Artikel 22 Overige regels

 

22.1 Werking wettelijke regelingen

De wettelijke regelingen waarnaar in de regels van dit plan wordt verwezen, gelden zoals deze luiden op het moment van vaststelling van het plan.

 

22.2 Verwijzing naar adressen

De adressen waarnaar in de regels van dit plan wordt verwezen, betreffen de adressen zoals deze op de verbeelding zijn terug te vinden op het moment van vaststelling van het plan.

 

Hoofdstuk 4 Overgangs- en slotregels

 

Artikel 23 Overgangsrecht

 

23.1 Overgangsrecht bouwwerken

  1. Een bouwwerk dat op het tijdstip van inwerkingtreding van het bestemmingsplan aanwezig of in uitvoering is, dan wel gebouwd kan worden krachtens een omgevingsvergunning voor het bouwen, en afwijkt van het plan, mag, mits deze afwijking naar aard en omvang niet wordt vergroot,

  1. gedeeltelijk worden vernieuwd of veranderd;

  2. na het teniet gaan ten gevolge van een calamiteit geheel worden vernieuwd of veranderd, mits de aanvraag van de omgevingsvergunning voor het bouwen wordt gedaan binnen twee jaar na de dag waarop het bouwwerk is teniet gegaan.
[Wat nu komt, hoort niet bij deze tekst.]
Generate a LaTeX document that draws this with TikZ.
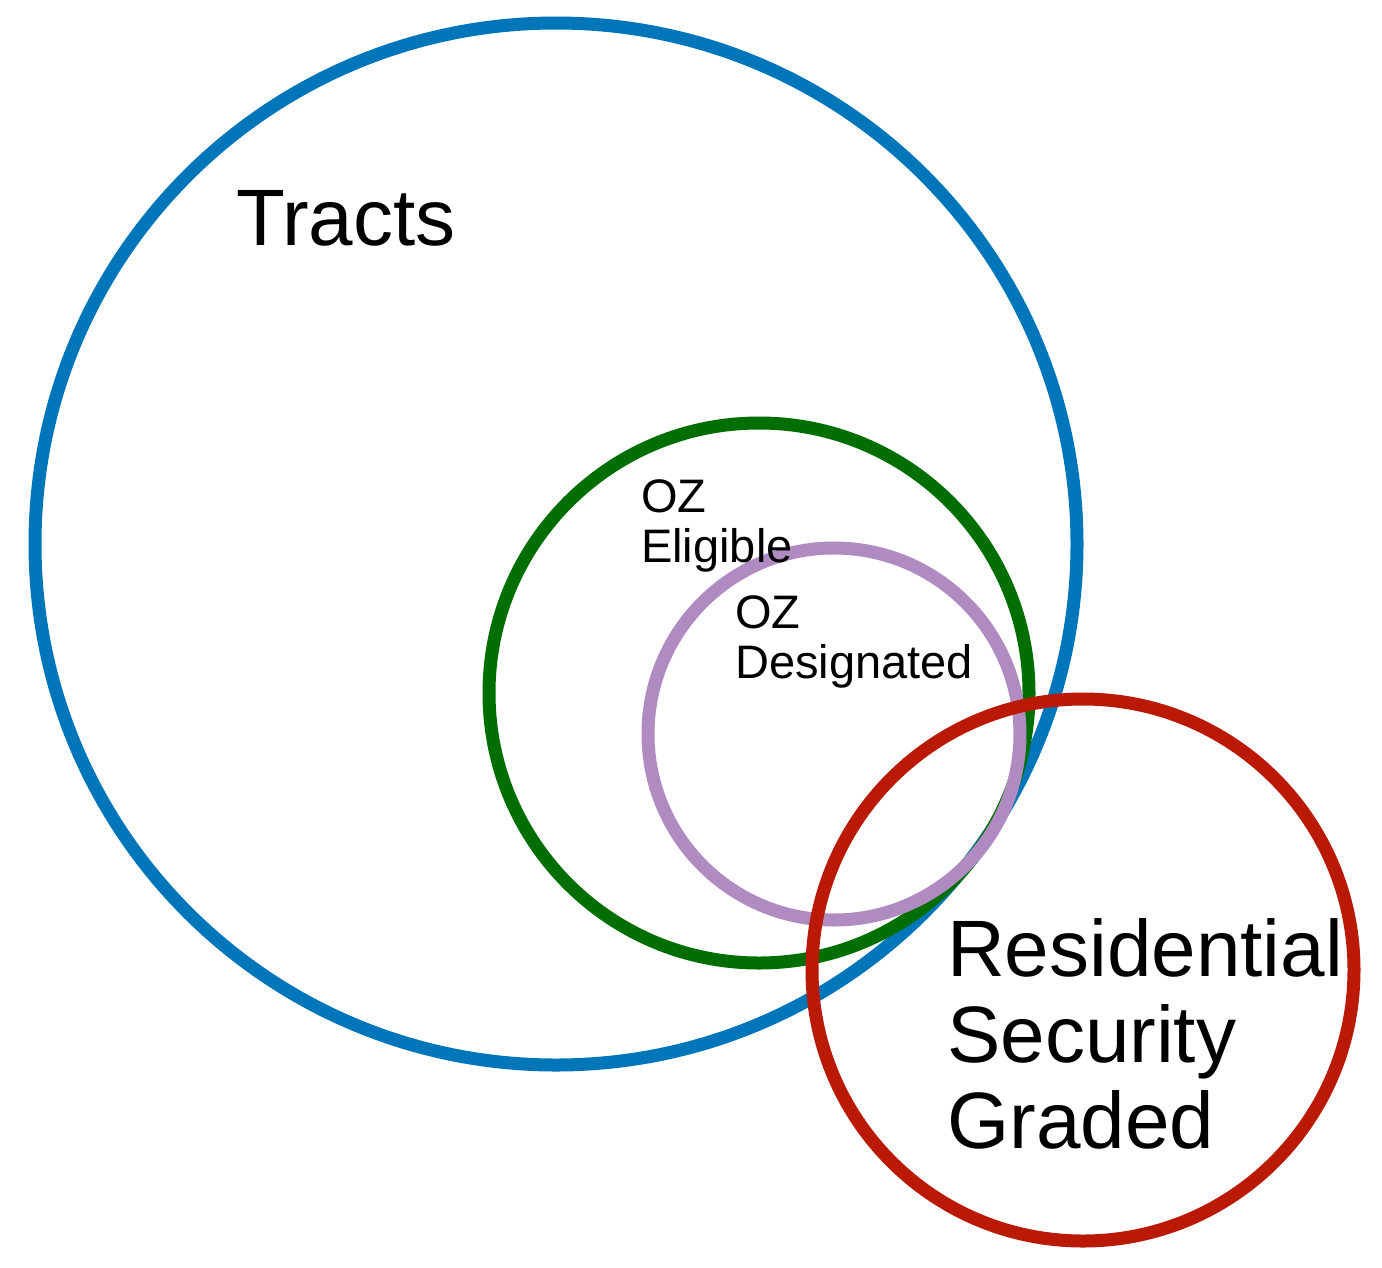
\documentclass[tikz,border=0pt]{standalone}
\usepackage{fontspec}
\setmainfont{Liberation Sans}
\definecolor{cblue}{RGB}{0,118,186}
\definecolor{cgreen}{RGB}{0,110,0}
\definecolor{cpurple}{RGB}{176,139,193}
\definecolor{cred}{RGB}{185,25,5}
\begin{document}
\begin{tikzpicture}[x=1pt,y=-1pt,
  ring/.style={line width=13pt},
  big/.style={anchor=base west,inner sep=0pt,font=\fontsize{80}{86}\selectfont},
  small/.style={anchor=base west,inner sep=0pt,font=\fontsize{47}{50}\selectfont}]
\useasboundingbox (0,0) rectangle (1382,1267);
\draw[ring,cblue] (556,544) circle[radius=521];
\draw[ring,cgreen] (759,693) circle[radius=270];
\draw[ring,cpurple] (834,734) circle[radius=186];
\draw[ring,cred] (1083,970) circle[radius=271];
\node[big] (tracts) at (236,245) {Tracts};
\node[big] (rsg) at (947,976) {\begin{tabular}[t]{@{}l@{}}Residential\\Security\\Graded\end{tabular}};
\node[small] (elig) at (641,512) {\begin{tabular}[t]{@{}l@{}}OZ\\Eligible\end{tabular}};
\node[small] (desig) at (735,628) {\begin{tabular}[t]{@{}l@{}}OZ\\Designated\end{tabular}};
\end{tikzpicture}
\end{document}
  1. Het bevoegd gezag kan eenmalig in afwijking van het bepaalde onder a een omgevingsvergunning verlenen voor het vergroten van de inhoud van een bouwwerk als bedoeld in het bepaalde onder a met maximaal 10%.

  2. Het bepaalde onder a is niet van toepassing op bouwwerken die weliswaar bestaan op het tijdstip van inwerkingtreding van het plan, maar zijn gebouwd zonder vergunning en in strijd met het daarvoor geldende plan, daaronder begrepen de overgangs- bepalingen van dat plan.

 

23.2 Overgangsrecht gebruik

  1. Het gebruik van grond en bouwwerken dat bestond op het tijdstip van inwerkingtreding van het bestemmingsplan en hiermee in strijd is, mag worden voortgezet.

  2. Het is verboden het met het bestemmingsplan strijdige gebruik, bedoeld in het bepaalde onder a, te veranderen of te laten veranderen in een ander met dat plan strijdig gebruik, tenzij door deze verandering de afwijking naar aard en omvang wordt verkleind.

  3. Indien het gebruik, bedoeld onder a, na het tijdstip van inwerkingtreding van het plan voor een periode langer dan een jaar wordt onderbroken, is het verboden dit gebruik daarna te hervatten of te laten hervatten.

  4. Het bepaalde onder a is niet van toepassing op het gebruik dat reeds in strijd was met het voorheen geldende bestemmingsplan, daaronder begrepen de overgangs- bepalingen van dat plan.

Artikel 24 Slotregel

Deze regels worden aangehaald als: Regels van het bestemmingsplan Koningsven - De Diepen.

 

Aldus vastgesteld in de raadsvergadering van 17 februari 2014.